FNB Namibia Holdings yesterday announced its annual financial results for the year ended June 30, 2016, which indicate that the group’s profit increased close by to 22 percent to just over N$1.2 billion, compared to about N$999 million the previous financial year.
Headline earnings – adjusted for the sale of the bank’s former head office – increased by 15.7 percent to N$1.13 billion, while earnings per share increased to 459.7 cents, compared to 377.5 cents in 2015.
“FNB positioned all its operating entities to make the most of limited growth opportunities and produced another set of excellent results in an increasingly difficult operating environment. We thank all our stakeholders, including the shareholders, staff, customers and the government, for making these results possible so that we, in turn, can be partners to increased wealth for our country and its people,” said FNB Namibia’s chief executive officer, Sarel van Zyl.
During a breakfast presentation attended by Minister of Finance Calle Schlettwein, key shareholders, as well as FNB Namibia’s board members and top brass, van Zyl said normalised earnings, which have been reworked for headline earnings adjustments, non-operational items and regulatory anomalies, are a more accurate reflection of the group’s performance.
“Normalised profits for the year increased by 18.2 percent to N$1119 million. Key ratios all remained good. An applying headline earnings, return on average equity was 31 percent (2015: 32.2 percent) return on average assets rose to 3.6 percent (2015: 3.5 percent) and cost to income ration improved to 43.7 percent (2015: 43.9 percent),” said Van Zyl.
According to Oscar Capelao, FNB Namibia’s chief financial officer, the banking arm dominated contributions by the group’s subsidiaries, with net interest income growing by 13.8 percent to N$1653.6 million, compared to N$1452.8 million in 2015.
“Margins have not widened to the extent experienced previously when interest rates increased, mostly due to the relative increased cost of funds during the cycle. Net interest margin improved slightly, mainly through higher interest income on advances. Advances priced mostly from the prime overdraft rate, which effectively increased by 75 basis points,” he said.
Also, net fee and commission income increased by 13.5 percent, impacted by the Bank of Namibia’s directive exempting fees charged on cash deposits by individuals and SMEs. The directive from BoN came into effect during April 2015 and net fee and commission income was also impacted by the Namibia Financial Institution Supervisory Authority’s directive on policy fees for FNB insurance brokers.
The latest financials from FNB further indicate that total non-interest revenue increased by 19.6 percent to N$1506 million (2015: N$1260 million), bolstered by a once-off N$67 million profit on the disposal of the Talas building, where FNB Namibia was previously headquartered.
Meanwhile, Group operating costs increased by 16 percent, while generating an operating income growth of 19.6 percent.

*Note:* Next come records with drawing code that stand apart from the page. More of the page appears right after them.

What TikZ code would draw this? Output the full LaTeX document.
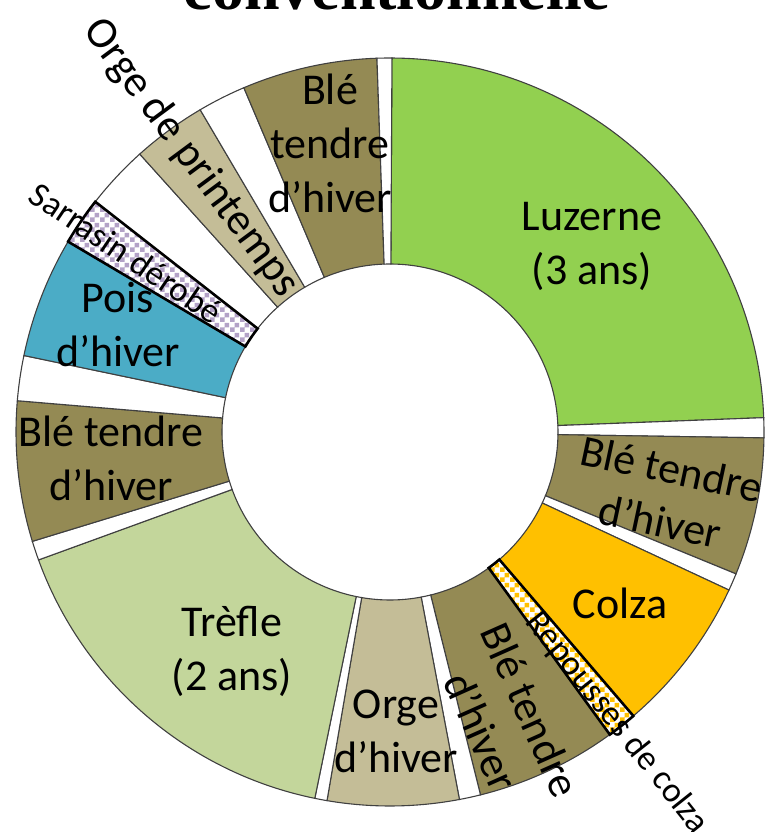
\documentclass[tikz,border=0pt]{standalone}
\usepackage{fontspec}
\setmainfont{Carlito}
\newfontfamily\titlefont{Liberation Serif}
\usetikzlibrary{patterns}

\definecolor{luzerne}{HTML}{92D050}
\definecolor{ble}{HTML}{948A54}
\definecolor{colza}{HTML}{FFC000}
\definecolor{orge}{HTML}{C4BD97}
\definecolor{trefle}{HTML}{C3D69B}
\definecolor{pois}{HTML}{4BACC6}
\definecolor{sarrasin}{HTML}{B3A2C7}

% damier a grosses cases
\pgfdeclarepatternformonly{bigchecks}{\pgfpointorigin}{\pgfqpoint{10pt}{10pt}}{\pgfqpoint{10pt}{10pt}}{%
  \pgfpathrectangle{\pgfpointorigin}{\pgfqpoint{5.1pt}{5.1pt}}%
  \pgfpathrectangle{\pgfqpoint{5pt}{5pt}}{\pgfqpoint{5.1pt}{5.1pt}}%
  \pgfusepath{fill}}

% secteur de couronne : style, angle de debut, angle de fin
\newcommand{\ringsector}[3]{%
  \path[#1] (#2:168) arc[start angle=#2, end angle=#3, radius=168]
    -- (#3:374) arc[start angle=#3, end angle=#2, radius=374] -- cycle;}

\begin{document}
\begin{tikzpicture}[x=1pt, y=1pt,
    seg/.style={draw=black!75, line width=1.1pt},
    band/.style={draw=black, line width=2.6pt, preaction={fill=white}, pattern=bigchecks},
    lbl/.style={align=center, inner sep=0pt, font=\fontsize{44}{54}\selectfont},
    smalllbl/.style={inner sep=0pt, font=\fontsize{35}{38}\selectfont}]
    \useasboundingbox (-390,-400) rectangle (377,432);
    \clip (-390,-400) rectangle (377,432);

    \coordinate (centre) at (0,0);

    \ringsector{seg, fill=luzerne}{89.7}{2.2}
    \ringsector{seg, fill=white}{2.2}{-0.9}
    \ringsector{seg, fill=ble}{-0.9}{-22.3}
    \ringsector{seg, fill=white}{-22.3}{-25}
    \ringsector{seg, fill=colza}{-25}{-49.4}
    \ringsector{seg, fill=ble}{-54}{-76}
    \ringsector{seg, fill=white}{-76}{-79.3}
    \ringsector{seg, fill=orge}{-79.3}{-99.7}
    \ringsector{seg, fill=white}{-99.7}{-101.6}
    \ringsector{seg, fill=trefle}{-101.6}{-160}
    \ringsector{seg, fill=white}{-160}{-163}
    \ringsector{seg, fill=ble}{-163}{-184.8}
    \ringsector{seg, fill=white}{175.2}{168.2}
    \ringsector{seg, fill=pois}{168.2}{149.4}
    \ringsector{seg, fill=white}{142}{132}
    \ringsector{seg, fill=orge}{132}{120.5}
    \ringsector{seg, fill=white}{120.5}{113}
    \ringsector{seg, fill=ble}{113}{92}
    \ringsector{seg, fill=white}{92}{89.7}

    % cultures derobees
    \ringsector{band, pattern color=colza}{-49.4}{-54}
    \ringsector{band, pattern color=sarrasin}{149.4}{142}

    \node[lbl] (luz) at (202,186) {Luzerne\\(3 ans)};
    \node[lbl] (blehaut) at (-60,289) {Blé\\tendre\\d’hiver};
    \node[lbl, rotate=-53.5] (orgeprin) at (-199,274) {Orge de printemps};
    \node[smalllbl, rotate=-34] (sarr) at (-264,179) {Sarrasin dérobé};
    \node[lbl] (poisv) at (-272,107) {Pois\\d’hiver};
    \node[lbl] (blegauche) at (-279,-26) {Blé tendre\\d’hiver};
    \node[lbl] (tref) at (-158,-219) {Trèfle\\(2 ans)};
    \node[lbl] (orgehiv) at (6,-299) {Orge\\d’hiver};
    \node[lbl, rotate=-66] (blebas) at (116,-289) {Blé tendre\\d’hiver};
    \node[smalllbl, rotate=-51.5] (repo) at (227,-291) {Repousses de colza};
    \node[lbl] (colz) at (230,-171) {Colza};
    \node[lbl, rotate=-12] (bledroite) at (276,-63) {Blé tendre\\d’hiver};

    \node[anchor=base, inner sep=0pt, font=\titlefont\bfseries\fontsize{64}{64}\selectfont] (titre) at (7,422) {conventionnelle};
\end{tikzpicture}
\end{document}
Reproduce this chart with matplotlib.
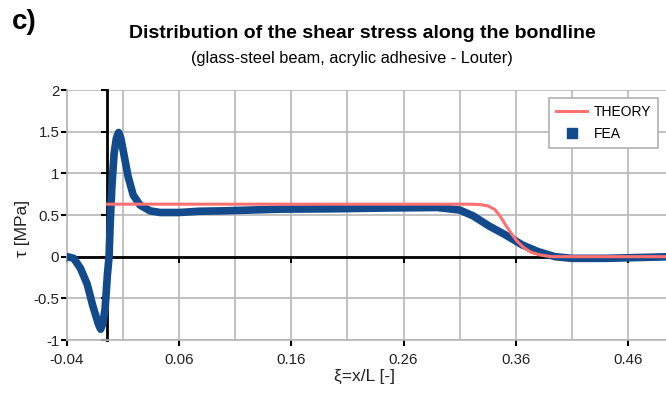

“This positive trend is certified in the continued improvement of our cost to income ratio of 43.7 percent (2015: 43.9 percent). Staff related costs are up 15 percent, including growth in head count, largely due to reinforcing our risk and compliance team. Other triggers of the above inflationary increase include property costs, reflecting constant investment investment in our footprint,” said Van Zyl.
FNB Namibia’s Group’s total assets grew by close to 15 percent to N$3.2 billion. Year-end advances, making up 75.4 percent of the balance sheet, reflected a year-on-year increase of 12.9 percent to N$25.8 billion. Average advances grew 14 percent on the back of business and corporate portfolios. Capelao noted that growth throughout the year has remained mostly ahead of private credit extension, which stood at 12.1 percent in June 2016, although interest rate hikes have impacted on national credit extension growth.
Van Zyl says FNB Namibia remains the market leader for home loans, vehicle asset finance and credit cards. Mortgage loans increased 10.4 percent year-on-year to N$11.8 billion and constitutes 45 percent (2015: 46 percent) of FNB’s loan book.